• **Task brief**
Wherever a line holds the string "this", copy that line.

• **Dataset entries**
# # # #

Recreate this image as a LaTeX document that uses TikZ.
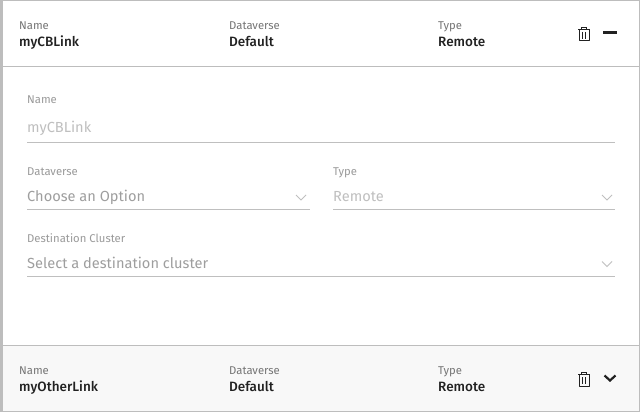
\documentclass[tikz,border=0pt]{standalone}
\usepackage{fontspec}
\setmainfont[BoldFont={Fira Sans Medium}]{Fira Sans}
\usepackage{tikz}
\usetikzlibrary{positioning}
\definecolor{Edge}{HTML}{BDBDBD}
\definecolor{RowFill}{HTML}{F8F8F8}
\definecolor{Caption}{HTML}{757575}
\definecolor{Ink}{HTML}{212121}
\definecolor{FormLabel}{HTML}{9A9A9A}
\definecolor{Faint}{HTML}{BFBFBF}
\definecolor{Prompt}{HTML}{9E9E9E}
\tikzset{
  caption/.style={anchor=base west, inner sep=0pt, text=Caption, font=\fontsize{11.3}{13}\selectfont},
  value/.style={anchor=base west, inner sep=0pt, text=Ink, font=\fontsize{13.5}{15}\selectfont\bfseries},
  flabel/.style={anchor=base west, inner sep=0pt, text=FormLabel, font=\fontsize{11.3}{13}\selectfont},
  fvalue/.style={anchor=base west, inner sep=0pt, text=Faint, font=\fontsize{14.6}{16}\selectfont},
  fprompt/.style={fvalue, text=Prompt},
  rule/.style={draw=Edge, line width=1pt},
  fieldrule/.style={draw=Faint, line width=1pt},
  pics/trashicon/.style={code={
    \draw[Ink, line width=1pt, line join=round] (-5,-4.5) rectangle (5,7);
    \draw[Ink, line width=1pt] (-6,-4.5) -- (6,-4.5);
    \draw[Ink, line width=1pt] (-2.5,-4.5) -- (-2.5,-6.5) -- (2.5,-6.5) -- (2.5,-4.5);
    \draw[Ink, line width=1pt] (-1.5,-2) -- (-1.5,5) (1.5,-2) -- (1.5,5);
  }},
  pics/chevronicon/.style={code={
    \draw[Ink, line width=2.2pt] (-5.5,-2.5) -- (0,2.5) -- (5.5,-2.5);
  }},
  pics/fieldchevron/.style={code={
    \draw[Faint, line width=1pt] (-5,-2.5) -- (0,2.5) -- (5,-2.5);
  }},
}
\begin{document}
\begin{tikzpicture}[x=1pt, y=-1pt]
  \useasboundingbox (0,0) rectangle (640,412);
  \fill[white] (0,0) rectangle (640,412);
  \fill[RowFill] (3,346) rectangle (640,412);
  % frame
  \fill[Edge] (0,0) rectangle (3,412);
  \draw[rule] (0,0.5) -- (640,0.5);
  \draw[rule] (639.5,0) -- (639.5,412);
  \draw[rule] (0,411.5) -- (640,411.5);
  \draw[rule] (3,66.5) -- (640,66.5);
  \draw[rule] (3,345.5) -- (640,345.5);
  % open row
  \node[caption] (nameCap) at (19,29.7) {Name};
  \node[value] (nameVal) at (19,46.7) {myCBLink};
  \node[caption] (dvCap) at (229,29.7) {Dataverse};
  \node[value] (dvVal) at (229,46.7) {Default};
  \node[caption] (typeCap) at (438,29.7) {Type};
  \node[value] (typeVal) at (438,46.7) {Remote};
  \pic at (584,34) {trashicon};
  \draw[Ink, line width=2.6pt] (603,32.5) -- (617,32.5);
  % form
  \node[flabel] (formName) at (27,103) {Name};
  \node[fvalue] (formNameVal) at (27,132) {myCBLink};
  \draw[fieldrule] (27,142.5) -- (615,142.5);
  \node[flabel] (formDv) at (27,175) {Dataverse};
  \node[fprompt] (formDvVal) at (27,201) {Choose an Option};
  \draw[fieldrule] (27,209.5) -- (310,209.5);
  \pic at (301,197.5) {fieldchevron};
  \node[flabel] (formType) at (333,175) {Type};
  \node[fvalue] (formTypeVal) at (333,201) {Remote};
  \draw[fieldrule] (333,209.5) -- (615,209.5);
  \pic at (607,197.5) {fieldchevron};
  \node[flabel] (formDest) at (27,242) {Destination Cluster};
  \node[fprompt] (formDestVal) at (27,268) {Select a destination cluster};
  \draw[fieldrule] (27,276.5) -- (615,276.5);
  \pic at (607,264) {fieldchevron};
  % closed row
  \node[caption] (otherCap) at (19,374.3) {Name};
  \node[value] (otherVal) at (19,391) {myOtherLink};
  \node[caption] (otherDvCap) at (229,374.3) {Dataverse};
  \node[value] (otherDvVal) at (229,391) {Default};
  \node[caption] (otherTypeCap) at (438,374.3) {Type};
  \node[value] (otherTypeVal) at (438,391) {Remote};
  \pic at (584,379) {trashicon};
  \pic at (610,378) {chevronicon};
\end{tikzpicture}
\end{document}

# # # #

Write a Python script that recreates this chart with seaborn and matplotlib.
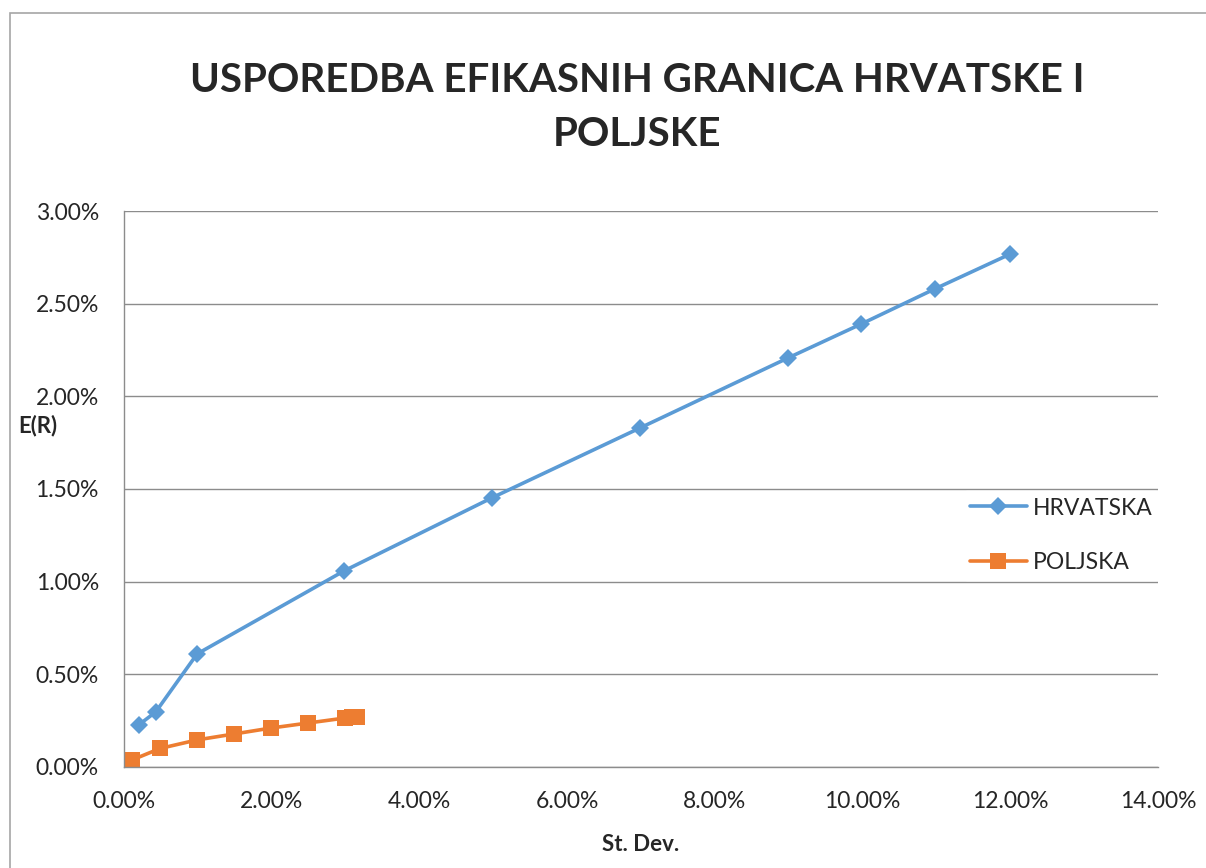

# # # #

• **Exercise output**
Recreate this image as a LaTeX document that uses TikZ.
Write a Python script that recreates this chart with seaborn and matplotlib.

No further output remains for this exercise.